[Info-vax] A new suggestion to handle the temporary production licences problem
Jan-Erik Söderholm
jan-erik.soderholm at telia.com
Wed Jun 2 09:56:12 EDT 2021
Den 2021-06-02 kl. 13:17, skrev Andrew Brehm:
> On 02/06/2021 10:08, Jan-Erik Söderholm wrote:
>> Den 2021-06-02 kl. 09:23, skrev Andrew Brehm:
>>> On 31/05/2021 21:54, Phillip Helbig (undress to reply) wrote:
>>>> In article <s92qfa$7o3$1 at dont-email.me>, Dave Froble
>>>> <davef at tsoft-inc.com> writes:
>>>>
>>>>> My idea is the same as it's been for years. Do away with license PAKs,
>>>>> allow anyone to run VMS, require support for any commercial use of VMS.
>>>>> This would avoid all the issues about drop dead dates.
>>>>
>>>> How would you actually check whether commercial users had support? Big
>>>> commercial users? Sure. Commercial users with one VMS system left?

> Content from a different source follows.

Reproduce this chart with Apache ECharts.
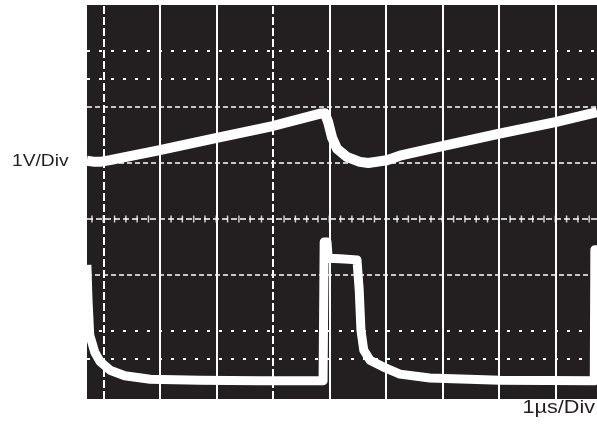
<!DOCTYPE html>
<html>
<head>
<meta charset="utf-8">
<script src="https://cdn.jsdelivr.net/npm/echarts@6/dist/echarts.min.js"></script>
<style>
html,body{margin:0;padding:0;background:#fff;}
#c{width:597px;height:429px;}
</style>
</head>
<body>
<div id="c"></div>
<script>
// time in µs (1 µs/div), voltage in V (1 V/div)
var upperTrace = [
  [-0.29, 1.04], [-0.15, 1.02], [-0.06, 1.02], [0.12, 1.05], [1.00, 1.23], [2.01, 1.45],
  [3.00, 1.66], [3.84, 1.88], [3.92, 1.89], [3.98, 1.73], [4.05, 1.45], [4.14, 1.25],
  [4.31, 1.11], [4.54, 1.02], [4.69, 1.00], [5.02, 1.05], [5.25, 1.13], [6.00, 1.30],
  [6.99, 1.52], [8.00, 1.73], [8.74, 1.91]
];
var lowerTrace = [
  [-0.29, -0.82], [-0.27, -1.45], [-0.24, -2.07], [-0.15, -2.38], [-0.06, -2.54], [0.12, -2.70],
  [0.38, -2.80], [0.83, -2.86], [1.71, -2.88], [2.77, -2.89], [3.85, -2.89], [3.89, -2.89],
  [3.91, -0.41], [3.96, -0.41], [3.98, -0.70], [4.19, -0.71], [4.49, -0.73], [4.53, -1.27],
  [4.56, -1.98], [4.61, -2.34], [4.72, -2.52], [4.95, -2.64], [5.25, -2.77], [5.78, -2.84],
  [7.02, -2.88], [8.69, -2.89], [8.70, -0.55], [8.74, -0.55]
];
var vGridSolid = [1, 2, 4, 5, 6, 7, 8];
var vGridDashed = [0, 3];
var hGridDense = [2, 1, -1];
var hGridSparse = [3, 2.5, -2, -2.5];
var centerLine = 0;
var xRange = [-0.288, 8.738];
var yRange = [-3.214, 3.821];
var yLabel = '1V/Div';
var xLabel = '1\u00b5s/Div';

var centerTicks = [];
for (var k = -1; k <= 43; k++) centerTicks.push([+(k * 0.2).toFixed(2), centerLine]);

var gridMarks = [];
vGridSolid.forEach(function (t) { gridMarks.push({ xAxis: t, lineStyle: { type: 'solid', width: 2 } }); });
vGridDashed.forEach(function (t) { gridMarks.push({ xAxis: t, lineStyle: { type: [8, 3], width: 2 } }); });
hGridDense.forEach(function (v) { gridMarks.push({ yAxis: v, lineStyle: { type: [5, 3], width: 1.5 } }); });
hGridSparse.forEach(function (v) { gridMarks.push({ yAxis: v, lineStyle: { type: [3, 9], width: 2 } }); });
gridMarks.push({ yAxis: centerLine, lineStyle: { type: [6, 3], width: 1.5 } });

var chart = echarts.init(document.getElementById('c'), null, { renderer: 'canvas' });
chart.setOption({
  animation: false,
  backgroundColor: '#ffffff',
  grid: { left: 87, right: 0, top: 5, bottom: 30, show: true, backgroundColor: '#231f20', borderWidth: 0 },
  xAxis: { type: 'value', min: xRange[0], max: xRange[1], show: false },
  yAxis: { type: 'value', min: yRange[0], max: yRange[1], show: false },
  series: [
    {
      type: 'line', data: [], z: 1, silent: true,
      markLine: { silent: true, symbol: 'none', label: { show: false },
        lineStyle: { color: '#ffffff' }, data: gridMarks }
    },
    {
      type: 'scatter', data: centerTicks, z: 2, silent: true,
      symbol: 'rect', symbolSize: [1.5, 7], itemStyle: { color: '#ffffff' }
    },
    {
      type: 'line', data: upperTrace, z: 5, showSymbol: false, silent: true,
      lineStyle: { color: '#ffffff', width: 10, join: 'round' }
    },
    {
      type: 'line', data: lowerTrace, z: 5, showSymbol: false, silent: true,
      lineStyle: { color: '#ffffff', width: 9, join: 'round' }
    }
  ],
  graphic: [
    { type: 'text', x: 12, y: 162, scaleX: 1.2,
      style: { text: yLabel, x: 0, y: 0, align: 'left', verticalAlign: 'middle',
        font: '16px "Liberation Sans", Arial, sans-serif', fill: '#231f20' } },
    { type: 'text', x: 595, y: 408, scaleX: 1.2,
      style: { text: xLabel, x: 0, y: 0, align: 'right', verticalAlign: 'middle',
        font: '18px "Liberation Sans", Arial, sans-serif', fill: '#231f20' } }
  ]
});
</script>
</body>
</html>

>>>> Probably not. And what about other people offering support, openly or
>>>> not, in return for money? Could VSI prevent that? Yes, someone who
>>>> needs important patches will pay for support. But if you are relying on
>>>> that, then you will have unpatched VMS support in the wild at least
>>>> among non-commercial users (or, rather, all who don't want to pay for
>>>> support, whether commercial or not). But old systems which haven't been
>>>> touched for years or decades probably won't be patched anyway.
>>>>
>>> I think all of that is too complicated.
>>>
>>> Perhaps the easiest distinction between commercial and non-commercial
>>> use is system specs.
>>>
>>> Make OpenVMS freely available to everyone and let it use up to 4 cores
>>> and up to 8 GB of RAM for free, then demand payment for more.
>>>
>>> This will allow everyone to use VMS for development and testing and will
>>> make serious customers pay. Likewise, if VSI goes away or someone
>>> forgets to renew support, VMS would simply collapse to using 4 cores and
>>> 8 GB only, keeping production system running but very slowly...
>>
>> We have 1 core and 4 GB RAM, and the system is quite fast.
>> And I do not consider a system supporting production in the main
>> factory of a leading producer of forrest/garden equipment, as "small".
>>
>> So no, I do not beleive in that solution.
>
> I don't think there will be too many systems like that in the near future.
> As cores and memory become cheaper and cheaper, systems with 1 core and 4
> GB of RAM will become a faint memory.
You select the config that is "good enough". And why wouldn't you if
you get it for free. Is it not that all 1 or 2 CPU Alphas suddenly
need a 4+ CPU/core system that is also way faster per core.
No, I do not beleive in your suggestion.